Così, ad esempio, andrà valutato in che modo l’evento “di forza maggiore” abbia concretamente inciso sulla prestazione, nonché la rilevanza del conseguente inadempimento rispetto all’intero rapporto, come pure la tipologia stessa del contratto: i contratti di durata od a prestazioni periodiche, invero, potranno essere meno condizionati da sopravvenute difficoltà nell’adempimento, mentre altre tipologie contrattuali, quali ad esempio i contratti aleatori, potrebbero aver considerato la sopravvenuta impossibilità come un elemento della stessa alea contrattuale.

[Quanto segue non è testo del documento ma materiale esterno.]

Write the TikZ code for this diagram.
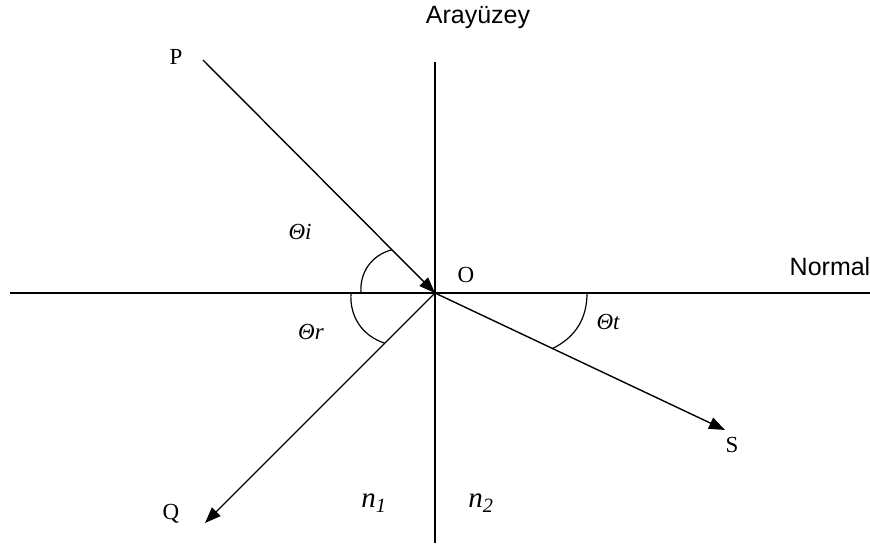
\documentclass[tikz,border=0pt]{standalone}
\usepackage{fontspec}
\setmainfont{Liberation Serif}
\setsansfont{Liberation Sans}
\usetikzlibrary{arrows.meta,calc}
\begin{document}
\begin{tikzpicture}[x=1pt, y=-1pt, line width=1.4pt,
  ray/.style={-{Triangle[length=16pt,width=12pt]}},
  ang/.style={line width=1.2pt},
  lbl/.style={font=\fontsize{23}{26}\selectfont, inner sep=0pt},
  thlbl/.style={font=\itshape\fontsize{23}{26}\selectfont, inner sep=0pt},
  nlbl/.style={font=\itshape\fontsize{29}{32}\selectfont, inner sep=0pt},
  slbl/.style={font=\sffamily\fontsize{25}{28}\selectfont, inner sep=0pt}]
  \useasboundingbox (0,0) rectangle (870,545);
  \coordinate (O) at (435,293);
  \coordinate (Pstart) at (203,60);
  \coordinate (Qtip) at (205,523);
  \coordinate (Stip) at (725,430);
  \coordinate (Itop) at (435,62);
  \coordinate (Ibot) at (435,543);
  \coordinate (Nleft) at (10,293);
  \coordinate (Nright) at (870,293);
  \draw (Itop) -- (Ibot);
  \draw (Nleft) -- (Nright);
  \draw[ray] (Pstart) -- (O);
  \draw[ray] (O) -- (Qtip);
  \draw[ray] (O) -- (Stip);
  \coordinate (ia) at ($(O)+(-74,0)$);
  \coordinate (ib) at ($(O)!61pt!(Pstart)$);
  \coordinate (ra) at ($(O)+(-84,0)$);
  \coordinate (rb) at ($(O)!71pt!(Qtip)$);
  \coordinate (ta) at ($(O)+(152,0)$);
  \coordinate (tb) at ($(O)!130pt!(Stip)$);
  \draw[ang] (ia) to[bend left=40] (ib);
  \draw[ang] (ra) to[bend right=38] (rb);
  \draw[ang] (ta) to[bend left=32] (tb);
  \node[lbl] (P) at (176,57) {P};
  \node[lbl] (Olbl) at (466,275) {O};
  \node[lbl] (Q) at (171,514) {Q};
  \node[lbl] (S) at (732,445) {S};
  \node[thlbl] (thi) at (300,232) {Θi};
  \node[thlbl] (thr) at (311,332) {Θr};
  \node[thlbl] (tht) at (608,322) {Θt};
  \node[nlbl] (n1) at (374,503) {n\textsubscript{1}};
  \node[nlbl] (n2) at (481,503) {n\textsubscript{2}};
  \node[slbl] (arayuzey) at (478,17) {Arayüzey};
  \node[slbl] (normal) at (830,267) {Normal};
\end{tikzpicture}
\end{document}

Del resto, il secondo comma del già citato articolo 1256 del codice civile, è chiaro nel prevedere che, se l'impossibilità è solo “temporanea”, l’estinzione dell’obbligazione non avverrà automaticamente ma solo quando l’impedimento dovesse perdurare sino al punto da renderla sostanzialmente irrealizzabile oppure il creditore non abbia più interesse a conseguirla.
L’articolo 1464 del codice civile, invece, è altrettanto preciso nello stabilire che, nei contratti a prestazioni corrispettive, se l’impossibilità ha riguardato solo una parte della prestazione, non è possibile chiedere la risoluzione dell’intero contratto ma solo la riduzione della prestazione ancora dovuta dal soggetto “impossibilitato”, salvo che la controparte non decida di recedere dal contratto non avendo più interesse all’adempimento parziale.
Ricordati i principi dell’ordinamento, appare comunque evidente che, in una situazione come quella attuale, caratterizzata dall’incertezza tanto sulla durata quanto sulla portata del contagio, la strada preferibile e più ragionevole per garantire la ripresa, nonché la prosecuzione, dei rapporti civili e commerciali sarà quella della rinegoziazione dei contratti.
Attraverso la rinegoziazione, infatti, si potrà concordare la mera sospensione dei termini e delle scadenze contrattuali già in essere, oppure l’estensione della durata stessa dei contratti già in essere, se non addirittura concordare il loro rinnovo integrale, a condizioni più favorevoli per tutte le parti.
In quest’ottica, il ricorso su base volontaria alla negoziazione assistita e, soprattutto, alle procedure di mediazione, potrà risultare particolarmente utile ed opportuno, non solo per evitare gravosi contenziosi aziendali, ma anche per consentire la rapida ripartenza dell’intero sistema economico del Paese.